I am trying to setup a Debezium MySQL Source connector. My goal is to have one topic for each database, so I am investigating the possibility to leverage subjects, in such a way that a topic can contain different message types and their schema can be stored in the Confluent Schema Registry.

Following several answers here, I have set the key and value converter subject name strategy to io.confluent.kafka.serializers.subject.TopicRecordNameStrategy.
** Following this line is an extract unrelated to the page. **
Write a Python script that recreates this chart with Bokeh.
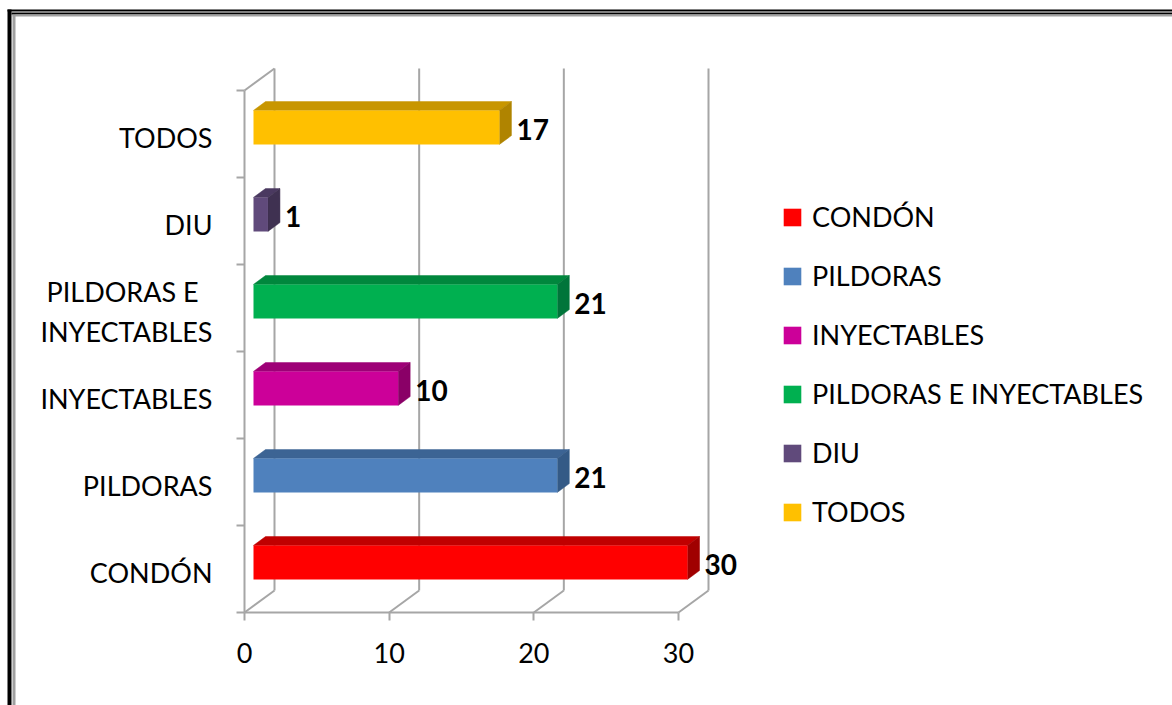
import numpy as np
from bokeh.plotting import figure
from bokeh.models import (LinearAxis, FixedTicker, Range1d, ColumnDataSource,
                          Legend, LegendItem)
from bokeh.core.properties import value
from bokeh.embed import file_html
from bokeh.resources import INLINE

# ---------------- data ----------------
categories = ["CONDÓN", "PILDORAS", "INYECTABLES", "PILDORAS E INYECTABLES", "DIU", "TODOS"]
axis_labels = ["CONDÓN", "PILDORAS", "INYECTABLES", "PILDORAS E\u00a0\u00a0\nINYECTABLES", "DIU", "TODOS"]
values = [30, 21, 10, 21, 1, 17]
x_ticks = [0, 10, 20, 30]
front_colors = ["#FF0000", "#4F81BD", "#CC0099", "#00B050", "#604A7B", "#FFC000"]
top_colors = ["#C00000", "#3C6494", "#9E0077", "#00873D", "#4A3960", "#C89600"]
side_colors = ["#A00000", "#345A86", "#8A0067", "#00753A", "#3F3151", "#B08400"]

# ---------------- geometry (pixels) ----------------
W, H = 1172, 705
PX_X = 434 / 30.0          # px per value unit
PX_Y = 87.0                # px per category slot
ORIGIN_X = 244             # px of value 0 (front plane)
ORIGIN_Y = 612             # px (from top) of category floor
DX = 30 / PX_X             # depth offset in data units
DY = 22 / PX_Y
D0, D1 = 0.3, 0.7          # bar depth span (fraction of depth)
BAR_H = 34 / PX_Y
FONT = "Lato"
FS = "27px"
GRID = "#A6A6A6"

def dx_px(px):
    return (px - ORIGIN_X) / PX_X

def dy_px(py):
    return (ORIGIN_Y - py) / PX_Y

n = len(categories)
ncat = n
vals = np.array(values, dtype=float)
idx = np.arange(n)

# bar faces
left = np.full(n, D0 * DX)
right = vals + D0 * DX
bottom = idx + 0.5 - BAR_H / 2 + D0 * DY
top = bottom + BAR_H
ddx = (D1 - D0) * DX
ddy = (D1 - D0) * DY

front_src = ColumnDataSource(dict(left=left, right=right, bottom=bottom, top=top,
                                  color=front_colors, label=categories))
top_src = ColumnDataSource(dict(
    xs=[[l, r, r + ddx, l + ddx] for l, r in zip(left, right)],
    ys=[[t, t, t + ddy, t + ddy] for t in top],
    color=top_colors))
side_src = ColumnDataSource(dict(
    xs=[[r, r, r + ddx, r + ddx] for r in right],
    ys=[[b, t, t + ddy, b + ddy] for b, t in zip(bottom, top)],
    color=side_colors))

p = figure(width=W, height=H, output_backend="svg", toolbar_location=None,
           x_range=Range1d(-ORIGIN_X / PX_X, (W - ORIGIN_X) / PX_X),
           y_range=Range1d(-(H - ORIGIN_Y) / PX_Y, ORIGIN_Y / PX_Y),
           x_axis_location=None, y_axis_location=None,
           min_border=0, min_border_left=0, min_border_right=0,
           min_border_top=0, min_border_bottom=0)
p.outline_line_color = None
p.grid.visible = False
p.background_fill_color = "white"
p.border_fill_color = "white"

# outer frame of the picture
x_far = dx_px(W)
y_far = dy_px(H)
p.segment(x0=[dx_px(9)], y0=[dy_px(9)], x1=[dx_px(9)], y1=[y_far], line_color="black", line_width=4)
p.segment(x0=[dx_px(13.5)], y0=[dy_px(14)], x1=[dx_px(13.5)], y1=[y_far], line_color="#A0A0A0", line_width=3)
p.segment(x0=[dx_px(7), dx_px(11)], y0=[dy_px(10), dy_px(13)], x1=[x_far, x_far],
          y1=[dy_px(10), dy_px(13)], line_color="black", line_width=2)
p.segment(x0=[dx_px(12)], y0=[dy_px(15)], x1=[x_far], y1=[dy_px(15)], line_color="#A0A0A0", line_width=2)

# 3-D walls / gridlines
xt = np.array(x_ticks, dtype=float)
p.segment(x0=xt + DX, y0=np.full(len(xt), DY), x1=xt + DX, y1=np.full(len(xt), ncat + DY),
          line_color=GRID, line_width=2)
p.segment(x0=xt, y0=np.zeros(len(xt)), x1=xt + DX, y1=np.full(len(xt), DY),
          line_color=GRID, line_width=2)
p.segment(x0=[0], y0=[ncat], x1=[DX], y1=[ncat + DY], line_color=GRID, line_width=2)

# bars
p.patches(xs="xs", ys="ys", fill_color="color", line_color="color", line_width=0.5, source=top_src)
p.patches(xs="xs", ys="ys", fill_color="color", line_color="color", line_width=0.5, source=side_src)
front_r = p.quad(left="left", right="right", bottom="bottom", top="top",
                 fill_color="color", line_color=None, source=front_src)

# value labels
lab_src = ColumnDataSource(dict(x=vals + D1 * DX + 5 / PX_X,
                                y=idx + 0.5 + D0 * DY - 0.02,
                                t=[str(v) for v in values]))
p.text(x="x", y="y", text="t", source=lab_src, text_font=value(FONT),
       text_font_style="bold", text_font_size="28px", text_align="left",
       text_baseline="middle", text_color="black")

# value axis
xaxis = LinearAxis(fixed_location=0, bounds=(0, max(x_ticks)),
                   ticker=FixedTicker(ticks=x_ticks))
xaxis.axis_line_color = GRID
xaxis.axis_line_width = 2
xaxis.major_tick_line_color = GRID
xaxis.major_tick_line_width = 2
xaxis.major_tick_out = 8
xaxis.major_tick_in = 0
xaxis.minor_tick_line_color = None
xaxis.major_label_text_font = FONT
xaxis.major_label_text_font_size = FS
xaxis.major_label_text_color = "black"
xaxis.major_label_standoff = 22
p.add_layout(xaxis, "below")

# category axis: labels at slot centres, tick marks at slot boundaries
cat_ticks = [i + 0.5 - 0.04 for i in range(ncat)]
caxis = LinearAxis(fixed_location=0, bounds=(0, ncat),
                   ticker=FixedTicker(ticks=cat_ticks, minor_ticks=list(range(ncat + 1))),
                   major_label_overrides={t: lab for t, lab in zip(cat_ticks, axis_labels)})
caxis.axis_line_color = GRID
caxis.axis_line_width = 2
caxis.major_tick_line_color = None
caxis.major_tick_out = 0
caxis.major_tick_in = 0
caxis.minor_tick_line_color = GRID
caxis.minor_tick_line_width = 2
caxis.minor_tick_out = 8
caxis.minor_tick_in = 0
caxis.major_label_standoff = 24
caxis.major_label_text_font = FONT
caxis.major_label_text_font_size = FS
caxis.major_label_text_color = "black"
p.add_layout(caxis, "left")

# legend
legend = Legend(items=[LegendItem(label=c, renderers=[front_r], index=i)
                       for i, c in enumerate(categories)],
                location=(781, 177))
legend.label_text_font = FONT
legend.label_text_font_size = FS
legend.label_text_color = "black"
legend.glyph_width = 22
legend.glyph_height = 22
legend.label_standoff = 9
legend.spacing = 26
legend.padding = 0
legend.margin = 0
legend.border_line_color = None
legend.background_fill_alpha = 0
p.add_layout(legend)

open("out.html", "w").write(file_html(p, INLINE))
To reroute all the messages coming from the same schema to the same topic, I am using the following configuration:

{
  "name": "aws-db-connector",
  "config": {
    "group.id": "aws-db-group",
    "connector.class": "io.debezium.connector.mysql.MySqlConnector",
    "tasks.max": "1",
    "database.hostname": "mysql",
    "database.port": "3306",
    "database.user": "root",
    "database.password": "secret-pw",
    "database.server.id": "184054",
    "database.server.name": "aws-db",
    "database.history.kafka.bootstrap.servers": "kafka:9092",
    "database.history.kafka.topic": "schema-changes.aws-db",
    "database.include.list": "db1,db2",
    "transforms": "unwrap,Reroute",
    "transforms.unwrap.type": "io.debezium.transforms.ExtractNewRecordState",
    "transforms.unwrap.delete.handling.mode": "rewrite",
    "transforms.unwrap.add.fields": "db,table,op,source.ts_ms",
    "transforms.Reroute.type": "io.debezium.transforms.ByLogicalTableRouter",
    "transforms.Reroute.topic.regex": "(.*\\S)\\.(.*\\S)\\.(.*\\S)",
    "transforms.Reroute.topic.replacement": "$2_schema",
    "transforms.Reroute.key.field.name": "table",
    "transforms.Reroute.key.field.regex": "(.*\\S)\\.(.*\\S)\\.(.*\\S)",
    "transforms.Reroute.key.field.replacement": "$3"
  }
}

In my docker-compose file I have set:

- CONNECT_KEY_CONVERTER_KEY_SUBJECT_NAME_STRATEGY=io.confluent.kafka.serializers.subject.TopicRecordNameStrategy
- CONNECT_VALUE_CONVERTER_VALUE_SUBJECT_NAME_STRATEGY=io.confluent.kafka.serializers.subject.TopicRecordNameStrategy
- CONNECT_KEY_CONVERTER=io.confluent.connect.avro.AvroConverter
- CONNECT_KEY_CONVERTER_SCHEMA_REGISTRY_URL=http://registry:8081
- CONNECT_VALUE_CONVERTER=io.confluent.connect.avro.AvroConverter
- CONNECT_VALUE_CONVERTER_SCHEMA_REGISTRY_URL=http://registry:8081

For Values, this is working flawlessly. I can see that my schema registry contains multiple subjects with the format <TopicName>-<RecordName>-Value, where TopicName is the name of the topic I'm rerouting this data to. RecordName is the "old" topic name created by Debezium in the format server_name.database_name.table_name.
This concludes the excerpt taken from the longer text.